[START Records for the exercise]

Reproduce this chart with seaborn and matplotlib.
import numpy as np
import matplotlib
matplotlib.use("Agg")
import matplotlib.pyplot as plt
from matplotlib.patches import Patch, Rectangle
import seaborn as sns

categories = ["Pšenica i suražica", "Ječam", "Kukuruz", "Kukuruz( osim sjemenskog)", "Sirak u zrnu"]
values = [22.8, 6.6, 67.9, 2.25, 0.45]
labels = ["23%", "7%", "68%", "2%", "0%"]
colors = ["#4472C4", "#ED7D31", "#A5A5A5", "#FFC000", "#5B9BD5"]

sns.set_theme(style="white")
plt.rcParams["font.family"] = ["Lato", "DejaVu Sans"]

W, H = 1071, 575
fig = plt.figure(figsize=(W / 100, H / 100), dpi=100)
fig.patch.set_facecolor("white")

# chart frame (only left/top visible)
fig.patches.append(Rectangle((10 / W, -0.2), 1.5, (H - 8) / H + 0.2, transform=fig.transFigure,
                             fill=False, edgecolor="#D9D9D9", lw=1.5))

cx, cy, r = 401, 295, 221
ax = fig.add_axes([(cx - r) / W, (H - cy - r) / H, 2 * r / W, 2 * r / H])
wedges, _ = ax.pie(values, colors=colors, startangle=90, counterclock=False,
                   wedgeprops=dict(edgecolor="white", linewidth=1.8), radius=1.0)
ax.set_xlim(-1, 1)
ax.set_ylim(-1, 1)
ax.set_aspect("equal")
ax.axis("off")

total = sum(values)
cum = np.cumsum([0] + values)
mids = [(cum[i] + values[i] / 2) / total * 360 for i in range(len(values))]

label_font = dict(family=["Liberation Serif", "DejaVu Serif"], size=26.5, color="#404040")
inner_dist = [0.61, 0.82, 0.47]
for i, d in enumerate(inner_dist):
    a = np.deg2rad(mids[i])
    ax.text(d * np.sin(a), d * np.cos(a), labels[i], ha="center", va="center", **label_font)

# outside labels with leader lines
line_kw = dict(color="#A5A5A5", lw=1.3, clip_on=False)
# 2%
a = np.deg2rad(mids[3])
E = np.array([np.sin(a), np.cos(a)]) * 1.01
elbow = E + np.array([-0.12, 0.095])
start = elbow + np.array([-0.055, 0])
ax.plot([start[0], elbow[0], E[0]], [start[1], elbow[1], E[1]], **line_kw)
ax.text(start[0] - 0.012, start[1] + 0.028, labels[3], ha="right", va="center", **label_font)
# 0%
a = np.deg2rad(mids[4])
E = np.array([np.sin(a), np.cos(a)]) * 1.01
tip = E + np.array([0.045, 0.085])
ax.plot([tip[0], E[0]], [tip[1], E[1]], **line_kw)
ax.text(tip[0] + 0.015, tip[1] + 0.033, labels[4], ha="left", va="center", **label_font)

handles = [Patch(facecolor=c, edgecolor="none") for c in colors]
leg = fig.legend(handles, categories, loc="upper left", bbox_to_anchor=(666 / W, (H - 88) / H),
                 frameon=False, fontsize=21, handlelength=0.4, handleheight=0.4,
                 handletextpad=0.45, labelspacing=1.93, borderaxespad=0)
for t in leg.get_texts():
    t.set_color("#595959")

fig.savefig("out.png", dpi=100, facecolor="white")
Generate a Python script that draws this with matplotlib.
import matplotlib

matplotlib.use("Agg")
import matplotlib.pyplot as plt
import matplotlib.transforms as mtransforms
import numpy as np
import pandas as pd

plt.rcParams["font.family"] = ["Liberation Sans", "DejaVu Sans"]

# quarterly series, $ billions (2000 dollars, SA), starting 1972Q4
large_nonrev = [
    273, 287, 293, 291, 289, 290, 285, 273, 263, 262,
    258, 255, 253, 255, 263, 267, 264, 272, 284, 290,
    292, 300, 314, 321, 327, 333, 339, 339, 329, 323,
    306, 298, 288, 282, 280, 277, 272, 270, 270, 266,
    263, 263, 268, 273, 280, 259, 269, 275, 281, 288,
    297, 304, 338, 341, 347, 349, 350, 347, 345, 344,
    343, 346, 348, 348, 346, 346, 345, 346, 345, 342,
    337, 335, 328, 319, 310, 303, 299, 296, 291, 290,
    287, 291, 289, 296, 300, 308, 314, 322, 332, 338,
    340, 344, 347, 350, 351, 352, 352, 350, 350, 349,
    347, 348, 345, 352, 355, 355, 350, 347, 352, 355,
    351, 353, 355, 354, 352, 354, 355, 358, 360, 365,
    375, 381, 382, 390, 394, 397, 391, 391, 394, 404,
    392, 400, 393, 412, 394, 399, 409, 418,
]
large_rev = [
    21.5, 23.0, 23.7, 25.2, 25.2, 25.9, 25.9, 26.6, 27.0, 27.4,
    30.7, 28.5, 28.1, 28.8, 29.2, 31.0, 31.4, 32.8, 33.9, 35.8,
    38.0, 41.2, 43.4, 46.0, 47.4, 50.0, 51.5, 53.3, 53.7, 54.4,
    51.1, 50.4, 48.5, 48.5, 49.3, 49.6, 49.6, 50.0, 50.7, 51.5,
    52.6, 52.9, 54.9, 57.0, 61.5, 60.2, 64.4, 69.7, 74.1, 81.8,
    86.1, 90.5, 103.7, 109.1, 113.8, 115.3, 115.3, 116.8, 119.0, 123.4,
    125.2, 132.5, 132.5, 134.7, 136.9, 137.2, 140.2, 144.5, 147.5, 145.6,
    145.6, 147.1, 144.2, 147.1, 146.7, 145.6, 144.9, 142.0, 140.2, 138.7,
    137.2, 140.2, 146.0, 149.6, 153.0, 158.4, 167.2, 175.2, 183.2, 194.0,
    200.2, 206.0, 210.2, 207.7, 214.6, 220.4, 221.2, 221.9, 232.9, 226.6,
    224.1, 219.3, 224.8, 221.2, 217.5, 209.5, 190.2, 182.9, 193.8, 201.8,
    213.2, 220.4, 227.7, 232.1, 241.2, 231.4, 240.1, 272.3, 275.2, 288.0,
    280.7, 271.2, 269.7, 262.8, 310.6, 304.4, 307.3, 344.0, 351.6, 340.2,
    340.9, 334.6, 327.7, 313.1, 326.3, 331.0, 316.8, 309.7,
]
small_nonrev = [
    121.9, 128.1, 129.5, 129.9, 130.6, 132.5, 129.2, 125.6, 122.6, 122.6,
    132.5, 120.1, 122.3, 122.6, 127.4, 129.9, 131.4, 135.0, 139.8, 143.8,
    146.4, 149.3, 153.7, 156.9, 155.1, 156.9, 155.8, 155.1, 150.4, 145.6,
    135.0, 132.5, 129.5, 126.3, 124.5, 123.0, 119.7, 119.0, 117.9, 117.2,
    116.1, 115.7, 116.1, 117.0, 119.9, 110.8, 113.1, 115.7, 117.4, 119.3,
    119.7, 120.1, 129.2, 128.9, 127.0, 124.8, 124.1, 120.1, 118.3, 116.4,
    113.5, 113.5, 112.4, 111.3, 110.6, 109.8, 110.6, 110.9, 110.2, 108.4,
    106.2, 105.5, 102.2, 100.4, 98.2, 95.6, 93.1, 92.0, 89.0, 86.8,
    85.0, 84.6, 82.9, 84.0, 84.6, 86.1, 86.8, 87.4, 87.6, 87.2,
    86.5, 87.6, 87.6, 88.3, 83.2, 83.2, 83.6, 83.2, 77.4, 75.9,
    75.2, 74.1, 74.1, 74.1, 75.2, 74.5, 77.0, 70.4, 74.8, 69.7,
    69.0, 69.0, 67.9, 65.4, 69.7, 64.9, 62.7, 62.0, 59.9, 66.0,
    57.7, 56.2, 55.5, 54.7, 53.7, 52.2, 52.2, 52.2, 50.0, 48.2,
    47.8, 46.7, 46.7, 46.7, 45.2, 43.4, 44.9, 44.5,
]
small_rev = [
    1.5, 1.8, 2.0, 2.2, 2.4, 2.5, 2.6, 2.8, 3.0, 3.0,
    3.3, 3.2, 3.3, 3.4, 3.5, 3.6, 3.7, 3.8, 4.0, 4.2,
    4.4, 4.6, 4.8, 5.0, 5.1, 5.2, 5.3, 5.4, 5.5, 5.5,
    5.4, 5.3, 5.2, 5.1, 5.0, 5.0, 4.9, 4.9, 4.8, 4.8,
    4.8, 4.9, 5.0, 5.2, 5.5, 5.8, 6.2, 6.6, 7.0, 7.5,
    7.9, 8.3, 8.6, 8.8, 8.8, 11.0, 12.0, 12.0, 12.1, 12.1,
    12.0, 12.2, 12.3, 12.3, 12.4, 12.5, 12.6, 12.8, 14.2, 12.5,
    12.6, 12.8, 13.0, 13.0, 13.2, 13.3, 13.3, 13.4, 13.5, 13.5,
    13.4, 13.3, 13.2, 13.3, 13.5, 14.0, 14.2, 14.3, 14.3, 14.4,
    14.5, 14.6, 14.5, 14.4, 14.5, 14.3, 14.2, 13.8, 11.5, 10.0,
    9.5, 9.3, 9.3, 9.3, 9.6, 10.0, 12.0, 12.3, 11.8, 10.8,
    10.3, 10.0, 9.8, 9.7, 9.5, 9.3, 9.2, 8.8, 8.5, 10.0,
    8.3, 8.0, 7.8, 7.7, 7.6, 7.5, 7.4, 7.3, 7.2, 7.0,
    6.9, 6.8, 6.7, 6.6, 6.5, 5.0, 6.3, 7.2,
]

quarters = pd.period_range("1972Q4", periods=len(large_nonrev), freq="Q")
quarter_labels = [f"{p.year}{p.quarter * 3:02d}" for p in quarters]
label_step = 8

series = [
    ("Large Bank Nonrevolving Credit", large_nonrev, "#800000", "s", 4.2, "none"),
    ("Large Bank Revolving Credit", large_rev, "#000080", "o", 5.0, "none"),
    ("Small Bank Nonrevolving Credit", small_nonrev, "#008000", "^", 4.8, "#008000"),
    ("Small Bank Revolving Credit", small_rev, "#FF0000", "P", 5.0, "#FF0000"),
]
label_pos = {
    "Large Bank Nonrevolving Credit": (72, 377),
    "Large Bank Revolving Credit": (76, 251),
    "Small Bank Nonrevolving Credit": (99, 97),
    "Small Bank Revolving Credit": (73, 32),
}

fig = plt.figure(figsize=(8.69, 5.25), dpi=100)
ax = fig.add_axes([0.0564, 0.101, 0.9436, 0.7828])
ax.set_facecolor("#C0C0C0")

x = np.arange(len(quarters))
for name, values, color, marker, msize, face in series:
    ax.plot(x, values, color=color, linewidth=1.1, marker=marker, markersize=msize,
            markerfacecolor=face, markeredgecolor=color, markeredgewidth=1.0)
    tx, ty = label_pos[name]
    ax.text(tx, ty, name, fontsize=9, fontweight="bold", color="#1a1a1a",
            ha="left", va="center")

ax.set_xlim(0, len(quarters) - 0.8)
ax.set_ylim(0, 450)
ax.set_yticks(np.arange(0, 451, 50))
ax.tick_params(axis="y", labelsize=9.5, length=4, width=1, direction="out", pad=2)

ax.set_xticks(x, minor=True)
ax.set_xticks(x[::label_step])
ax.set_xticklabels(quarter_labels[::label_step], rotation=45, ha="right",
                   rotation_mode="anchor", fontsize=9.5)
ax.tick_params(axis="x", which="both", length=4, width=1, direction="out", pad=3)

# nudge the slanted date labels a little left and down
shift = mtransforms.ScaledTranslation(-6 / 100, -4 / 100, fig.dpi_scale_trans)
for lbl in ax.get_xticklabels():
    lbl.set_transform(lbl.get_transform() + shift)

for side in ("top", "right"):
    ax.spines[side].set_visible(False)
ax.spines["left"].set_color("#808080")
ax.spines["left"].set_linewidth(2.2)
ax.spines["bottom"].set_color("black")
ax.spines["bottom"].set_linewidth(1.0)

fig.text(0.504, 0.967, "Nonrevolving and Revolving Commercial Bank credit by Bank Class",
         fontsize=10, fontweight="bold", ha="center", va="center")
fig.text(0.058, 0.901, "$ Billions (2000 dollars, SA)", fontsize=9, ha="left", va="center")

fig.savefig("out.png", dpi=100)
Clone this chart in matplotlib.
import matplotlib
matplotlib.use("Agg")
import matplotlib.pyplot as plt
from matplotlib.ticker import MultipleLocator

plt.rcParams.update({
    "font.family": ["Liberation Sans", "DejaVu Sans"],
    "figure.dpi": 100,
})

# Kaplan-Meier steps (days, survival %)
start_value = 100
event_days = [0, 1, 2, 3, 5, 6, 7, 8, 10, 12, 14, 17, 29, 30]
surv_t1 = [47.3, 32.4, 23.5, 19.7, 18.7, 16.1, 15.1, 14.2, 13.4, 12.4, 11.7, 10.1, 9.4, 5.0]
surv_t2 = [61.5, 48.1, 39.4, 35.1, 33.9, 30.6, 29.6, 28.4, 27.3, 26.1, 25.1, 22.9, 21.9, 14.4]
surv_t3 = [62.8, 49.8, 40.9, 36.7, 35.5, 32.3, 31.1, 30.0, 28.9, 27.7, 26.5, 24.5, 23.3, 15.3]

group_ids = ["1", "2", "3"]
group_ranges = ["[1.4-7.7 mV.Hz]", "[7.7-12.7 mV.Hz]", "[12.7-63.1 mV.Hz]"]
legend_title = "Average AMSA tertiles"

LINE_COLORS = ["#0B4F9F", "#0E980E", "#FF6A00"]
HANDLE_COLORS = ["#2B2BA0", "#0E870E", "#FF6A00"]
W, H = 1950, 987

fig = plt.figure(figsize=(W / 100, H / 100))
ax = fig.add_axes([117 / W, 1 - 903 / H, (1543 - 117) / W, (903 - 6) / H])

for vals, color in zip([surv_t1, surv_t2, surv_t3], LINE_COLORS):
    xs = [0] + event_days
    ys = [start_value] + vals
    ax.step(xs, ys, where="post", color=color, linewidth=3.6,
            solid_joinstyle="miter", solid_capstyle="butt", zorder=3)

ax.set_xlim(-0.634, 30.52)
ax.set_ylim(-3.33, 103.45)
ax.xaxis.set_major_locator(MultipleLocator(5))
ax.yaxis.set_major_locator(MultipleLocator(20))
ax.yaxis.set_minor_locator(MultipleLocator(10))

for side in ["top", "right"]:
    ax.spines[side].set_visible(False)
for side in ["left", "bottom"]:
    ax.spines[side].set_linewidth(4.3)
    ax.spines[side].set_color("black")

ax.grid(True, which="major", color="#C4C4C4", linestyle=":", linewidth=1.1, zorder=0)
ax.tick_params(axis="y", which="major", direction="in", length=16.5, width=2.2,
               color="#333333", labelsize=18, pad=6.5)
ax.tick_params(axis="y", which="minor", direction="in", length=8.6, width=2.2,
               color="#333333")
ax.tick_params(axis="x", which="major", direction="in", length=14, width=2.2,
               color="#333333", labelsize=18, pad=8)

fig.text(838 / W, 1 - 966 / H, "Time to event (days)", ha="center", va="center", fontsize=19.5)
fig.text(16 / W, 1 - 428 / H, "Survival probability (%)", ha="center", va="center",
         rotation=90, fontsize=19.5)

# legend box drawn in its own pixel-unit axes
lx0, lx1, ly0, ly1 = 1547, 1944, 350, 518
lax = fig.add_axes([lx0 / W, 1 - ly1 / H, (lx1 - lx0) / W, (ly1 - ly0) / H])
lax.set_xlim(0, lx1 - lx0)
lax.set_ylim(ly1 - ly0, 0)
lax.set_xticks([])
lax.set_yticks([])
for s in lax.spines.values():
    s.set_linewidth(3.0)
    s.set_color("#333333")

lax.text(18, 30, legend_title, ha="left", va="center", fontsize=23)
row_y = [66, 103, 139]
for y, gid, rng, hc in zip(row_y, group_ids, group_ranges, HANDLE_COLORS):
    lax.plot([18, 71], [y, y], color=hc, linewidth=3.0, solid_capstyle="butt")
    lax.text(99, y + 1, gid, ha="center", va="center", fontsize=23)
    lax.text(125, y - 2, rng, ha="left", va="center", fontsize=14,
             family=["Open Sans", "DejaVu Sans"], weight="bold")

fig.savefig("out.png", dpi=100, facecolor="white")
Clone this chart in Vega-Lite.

[END Records for the exercise]

§ Directive
Transcribe only the lines from the beginning of the entries to the line with "import seaborn as sns", inclusive, exactly as written.

§ The solution
Reproduce this chart with seaborn and matplotlib.
import numpy as np
import matplotlib
matplotlib.use("Agg")
import matplotlib.pyplot as plt
from matplotlib.patches import Patch, Rectangle
import seaborn as sns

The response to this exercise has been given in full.